§ Required work: Read the listing and extract each line that includes the word "this".

§ Data listing:
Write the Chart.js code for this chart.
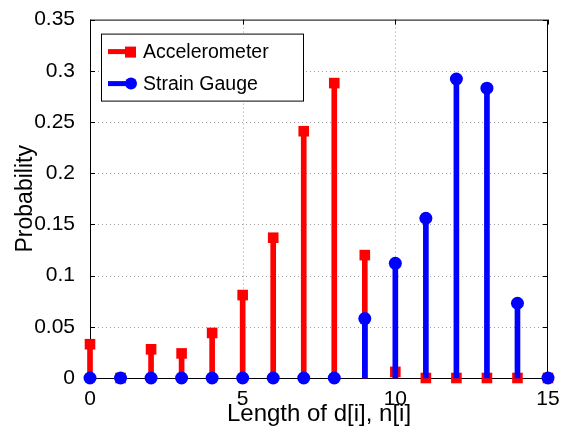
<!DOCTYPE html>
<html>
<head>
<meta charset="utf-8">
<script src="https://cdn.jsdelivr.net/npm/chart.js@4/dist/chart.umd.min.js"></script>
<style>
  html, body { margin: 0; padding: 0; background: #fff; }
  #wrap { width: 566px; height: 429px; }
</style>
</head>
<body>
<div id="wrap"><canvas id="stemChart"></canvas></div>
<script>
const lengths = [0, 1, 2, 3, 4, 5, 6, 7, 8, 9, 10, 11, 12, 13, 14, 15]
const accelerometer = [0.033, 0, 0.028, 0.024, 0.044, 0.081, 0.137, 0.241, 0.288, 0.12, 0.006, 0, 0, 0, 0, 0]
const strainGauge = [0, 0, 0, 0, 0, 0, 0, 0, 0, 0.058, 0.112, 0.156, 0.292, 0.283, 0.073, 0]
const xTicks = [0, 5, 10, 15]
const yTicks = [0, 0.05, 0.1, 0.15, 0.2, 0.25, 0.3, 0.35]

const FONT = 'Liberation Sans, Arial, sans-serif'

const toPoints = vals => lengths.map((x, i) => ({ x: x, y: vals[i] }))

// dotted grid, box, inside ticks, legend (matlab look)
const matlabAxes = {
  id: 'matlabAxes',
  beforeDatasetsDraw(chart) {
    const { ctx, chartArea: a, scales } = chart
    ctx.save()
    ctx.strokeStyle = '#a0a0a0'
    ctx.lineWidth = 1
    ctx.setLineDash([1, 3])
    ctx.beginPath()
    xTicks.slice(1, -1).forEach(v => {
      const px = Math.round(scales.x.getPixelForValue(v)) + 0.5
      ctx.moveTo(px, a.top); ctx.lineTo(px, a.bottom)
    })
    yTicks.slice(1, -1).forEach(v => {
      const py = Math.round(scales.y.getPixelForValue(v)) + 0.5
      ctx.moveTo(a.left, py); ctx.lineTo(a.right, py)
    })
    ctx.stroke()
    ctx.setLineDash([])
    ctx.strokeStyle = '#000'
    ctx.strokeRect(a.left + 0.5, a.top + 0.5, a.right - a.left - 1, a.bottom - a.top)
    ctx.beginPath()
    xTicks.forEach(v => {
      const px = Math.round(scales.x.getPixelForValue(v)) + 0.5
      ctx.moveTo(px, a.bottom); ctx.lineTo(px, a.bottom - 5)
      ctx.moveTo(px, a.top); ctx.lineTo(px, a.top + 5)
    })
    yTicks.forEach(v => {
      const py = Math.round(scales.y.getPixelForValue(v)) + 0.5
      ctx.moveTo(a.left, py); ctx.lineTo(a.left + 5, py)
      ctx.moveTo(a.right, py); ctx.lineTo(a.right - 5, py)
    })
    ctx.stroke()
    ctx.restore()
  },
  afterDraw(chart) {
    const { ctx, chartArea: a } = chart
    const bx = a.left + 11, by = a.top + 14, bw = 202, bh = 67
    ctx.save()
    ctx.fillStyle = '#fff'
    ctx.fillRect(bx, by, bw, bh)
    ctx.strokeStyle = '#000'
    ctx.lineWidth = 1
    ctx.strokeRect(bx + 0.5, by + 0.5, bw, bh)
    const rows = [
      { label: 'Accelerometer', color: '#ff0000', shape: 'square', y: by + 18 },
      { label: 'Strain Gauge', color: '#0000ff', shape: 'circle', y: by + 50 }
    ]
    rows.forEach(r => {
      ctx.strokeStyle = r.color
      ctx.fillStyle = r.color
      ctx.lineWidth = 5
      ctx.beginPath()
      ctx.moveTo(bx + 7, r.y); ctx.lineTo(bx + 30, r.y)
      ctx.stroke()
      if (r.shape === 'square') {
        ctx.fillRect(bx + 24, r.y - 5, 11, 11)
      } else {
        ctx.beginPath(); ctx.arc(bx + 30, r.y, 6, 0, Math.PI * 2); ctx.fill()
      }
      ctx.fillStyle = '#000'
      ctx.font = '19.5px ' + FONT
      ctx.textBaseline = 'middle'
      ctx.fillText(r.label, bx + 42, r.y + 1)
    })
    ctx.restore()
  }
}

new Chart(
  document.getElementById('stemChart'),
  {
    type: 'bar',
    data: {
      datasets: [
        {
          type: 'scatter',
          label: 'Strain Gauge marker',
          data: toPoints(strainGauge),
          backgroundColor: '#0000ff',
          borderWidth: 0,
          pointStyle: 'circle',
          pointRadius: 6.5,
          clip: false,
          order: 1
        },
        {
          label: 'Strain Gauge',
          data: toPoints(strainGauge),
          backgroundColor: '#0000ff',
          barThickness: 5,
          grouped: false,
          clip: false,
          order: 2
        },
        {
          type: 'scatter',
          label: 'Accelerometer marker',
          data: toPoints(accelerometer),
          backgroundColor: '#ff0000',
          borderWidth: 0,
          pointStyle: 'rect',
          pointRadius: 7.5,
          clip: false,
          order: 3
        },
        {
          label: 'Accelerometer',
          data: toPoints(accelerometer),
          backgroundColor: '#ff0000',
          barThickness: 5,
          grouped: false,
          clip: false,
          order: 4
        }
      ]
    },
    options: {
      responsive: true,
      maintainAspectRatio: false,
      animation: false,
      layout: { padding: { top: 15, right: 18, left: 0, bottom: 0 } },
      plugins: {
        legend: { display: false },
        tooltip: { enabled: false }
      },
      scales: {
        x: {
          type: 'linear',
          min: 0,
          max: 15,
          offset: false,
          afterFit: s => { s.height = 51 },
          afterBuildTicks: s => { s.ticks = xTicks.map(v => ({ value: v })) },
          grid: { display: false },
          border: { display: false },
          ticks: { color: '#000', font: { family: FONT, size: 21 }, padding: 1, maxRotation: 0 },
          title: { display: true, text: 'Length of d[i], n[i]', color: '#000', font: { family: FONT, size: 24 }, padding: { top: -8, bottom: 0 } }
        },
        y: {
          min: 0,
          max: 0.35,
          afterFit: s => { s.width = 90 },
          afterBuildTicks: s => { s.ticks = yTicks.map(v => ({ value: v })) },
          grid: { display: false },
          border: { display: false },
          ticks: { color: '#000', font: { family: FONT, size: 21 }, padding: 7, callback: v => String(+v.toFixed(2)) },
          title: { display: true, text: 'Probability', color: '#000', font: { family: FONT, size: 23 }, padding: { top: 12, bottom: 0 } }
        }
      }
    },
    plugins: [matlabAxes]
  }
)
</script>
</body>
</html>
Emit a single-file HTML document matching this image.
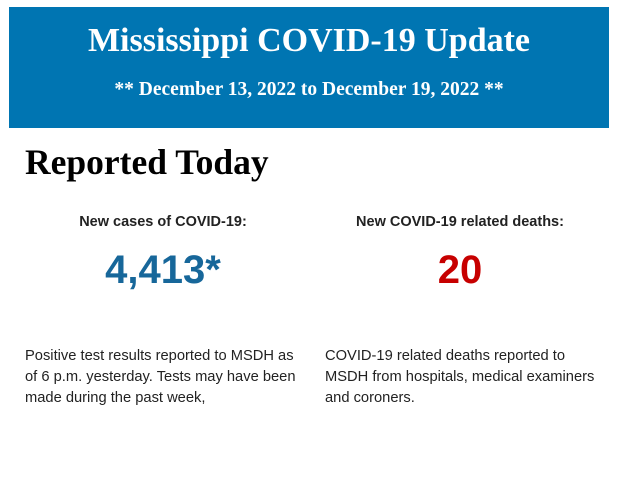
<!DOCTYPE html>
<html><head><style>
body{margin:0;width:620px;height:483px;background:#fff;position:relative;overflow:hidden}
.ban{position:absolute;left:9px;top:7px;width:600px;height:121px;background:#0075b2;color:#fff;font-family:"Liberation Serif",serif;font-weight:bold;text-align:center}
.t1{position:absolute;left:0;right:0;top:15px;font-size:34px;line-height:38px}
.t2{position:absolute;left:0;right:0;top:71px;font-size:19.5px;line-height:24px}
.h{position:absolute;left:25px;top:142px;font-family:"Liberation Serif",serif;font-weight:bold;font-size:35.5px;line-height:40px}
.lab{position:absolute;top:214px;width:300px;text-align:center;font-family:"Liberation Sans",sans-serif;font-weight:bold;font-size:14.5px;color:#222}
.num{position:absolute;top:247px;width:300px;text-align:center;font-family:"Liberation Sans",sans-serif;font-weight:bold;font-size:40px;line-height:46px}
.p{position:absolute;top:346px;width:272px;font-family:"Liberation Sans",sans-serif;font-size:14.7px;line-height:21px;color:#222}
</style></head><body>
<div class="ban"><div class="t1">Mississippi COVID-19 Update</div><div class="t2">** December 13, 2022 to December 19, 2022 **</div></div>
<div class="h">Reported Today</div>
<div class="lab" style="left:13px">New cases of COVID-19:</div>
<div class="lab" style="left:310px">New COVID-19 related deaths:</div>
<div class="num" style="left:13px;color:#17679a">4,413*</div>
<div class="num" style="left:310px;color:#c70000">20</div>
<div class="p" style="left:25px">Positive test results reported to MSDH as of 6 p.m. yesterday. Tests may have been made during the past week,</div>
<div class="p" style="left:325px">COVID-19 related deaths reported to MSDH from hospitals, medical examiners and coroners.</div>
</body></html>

---

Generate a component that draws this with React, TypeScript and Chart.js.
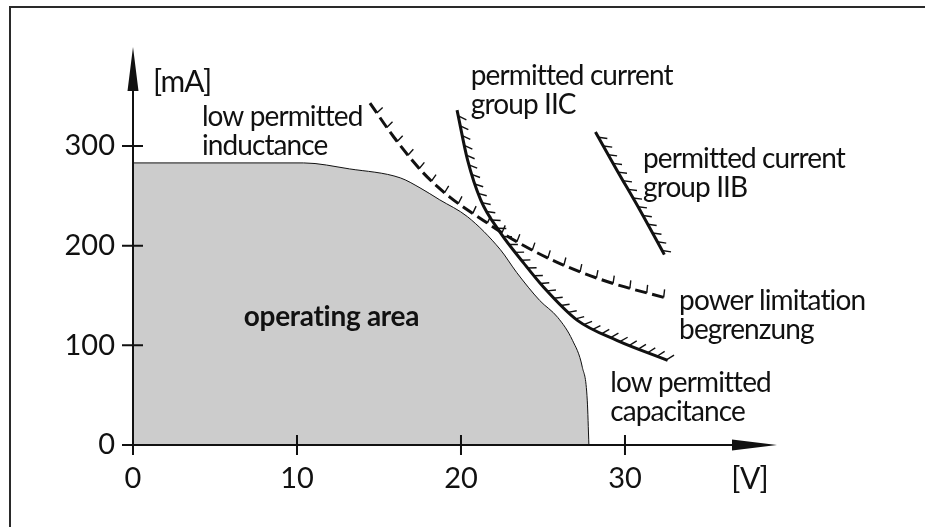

* * *

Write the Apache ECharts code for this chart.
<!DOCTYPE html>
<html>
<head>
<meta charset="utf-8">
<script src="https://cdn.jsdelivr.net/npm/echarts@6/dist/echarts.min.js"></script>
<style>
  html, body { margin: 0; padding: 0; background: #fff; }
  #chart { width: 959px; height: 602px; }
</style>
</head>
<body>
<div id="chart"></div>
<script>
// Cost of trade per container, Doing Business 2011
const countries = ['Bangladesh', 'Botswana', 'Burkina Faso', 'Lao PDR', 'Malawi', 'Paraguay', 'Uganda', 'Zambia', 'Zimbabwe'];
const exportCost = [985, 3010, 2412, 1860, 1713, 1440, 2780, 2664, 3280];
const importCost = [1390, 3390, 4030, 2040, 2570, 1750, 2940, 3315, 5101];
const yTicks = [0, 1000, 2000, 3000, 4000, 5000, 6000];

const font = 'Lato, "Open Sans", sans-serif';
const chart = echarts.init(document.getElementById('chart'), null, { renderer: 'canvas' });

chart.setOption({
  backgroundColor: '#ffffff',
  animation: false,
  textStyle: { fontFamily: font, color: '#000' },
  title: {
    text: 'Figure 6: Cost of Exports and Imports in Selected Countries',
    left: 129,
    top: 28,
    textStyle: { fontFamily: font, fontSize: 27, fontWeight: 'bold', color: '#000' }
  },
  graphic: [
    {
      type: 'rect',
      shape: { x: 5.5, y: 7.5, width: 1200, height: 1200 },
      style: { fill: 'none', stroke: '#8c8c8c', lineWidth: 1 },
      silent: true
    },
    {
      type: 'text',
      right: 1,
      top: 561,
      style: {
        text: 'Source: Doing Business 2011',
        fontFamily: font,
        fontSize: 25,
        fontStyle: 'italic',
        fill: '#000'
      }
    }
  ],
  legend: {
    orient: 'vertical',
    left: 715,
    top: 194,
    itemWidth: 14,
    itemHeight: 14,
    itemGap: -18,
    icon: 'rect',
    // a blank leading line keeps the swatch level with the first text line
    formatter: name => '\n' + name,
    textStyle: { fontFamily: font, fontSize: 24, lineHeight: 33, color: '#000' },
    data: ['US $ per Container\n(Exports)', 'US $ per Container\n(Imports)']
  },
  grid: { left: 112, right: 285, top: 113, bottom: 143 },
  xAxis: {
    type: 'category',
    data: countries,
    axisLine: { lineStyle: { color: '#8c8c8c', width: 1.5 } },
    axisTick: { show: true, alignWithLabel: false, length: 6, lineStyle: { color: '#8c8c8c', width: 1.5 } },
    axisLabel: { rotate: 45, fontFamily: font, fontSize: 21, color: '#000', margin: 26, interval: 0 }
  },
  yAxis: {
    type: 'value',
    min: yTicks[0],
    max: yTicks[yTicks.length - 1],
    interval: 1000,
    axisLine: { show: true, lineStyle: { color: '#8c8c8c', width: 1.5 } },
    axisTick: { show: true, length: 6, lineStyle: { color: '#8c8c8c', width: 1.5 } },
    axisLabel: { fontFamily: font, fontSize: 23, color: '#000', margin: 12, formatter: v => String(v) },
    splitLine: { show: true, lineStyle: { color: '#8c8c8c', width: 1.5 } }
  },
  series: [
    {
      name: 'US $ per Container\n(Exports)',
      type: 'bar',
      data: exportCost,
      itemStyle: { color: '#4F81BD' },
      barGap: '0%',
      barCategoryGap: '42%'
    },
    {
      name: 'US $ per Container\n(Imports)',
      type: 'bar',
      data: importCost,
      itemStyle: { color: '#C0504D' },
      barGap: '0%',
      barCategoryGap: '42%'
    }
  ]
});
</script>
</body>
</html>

§ Problem solution:
Write the Chart.js code for this chart.
Emit a single-file HTML document matching this image.
Generate a component that draws this with React, TypeScript and Chart.js.
Write the Apache ECharts code for this chart.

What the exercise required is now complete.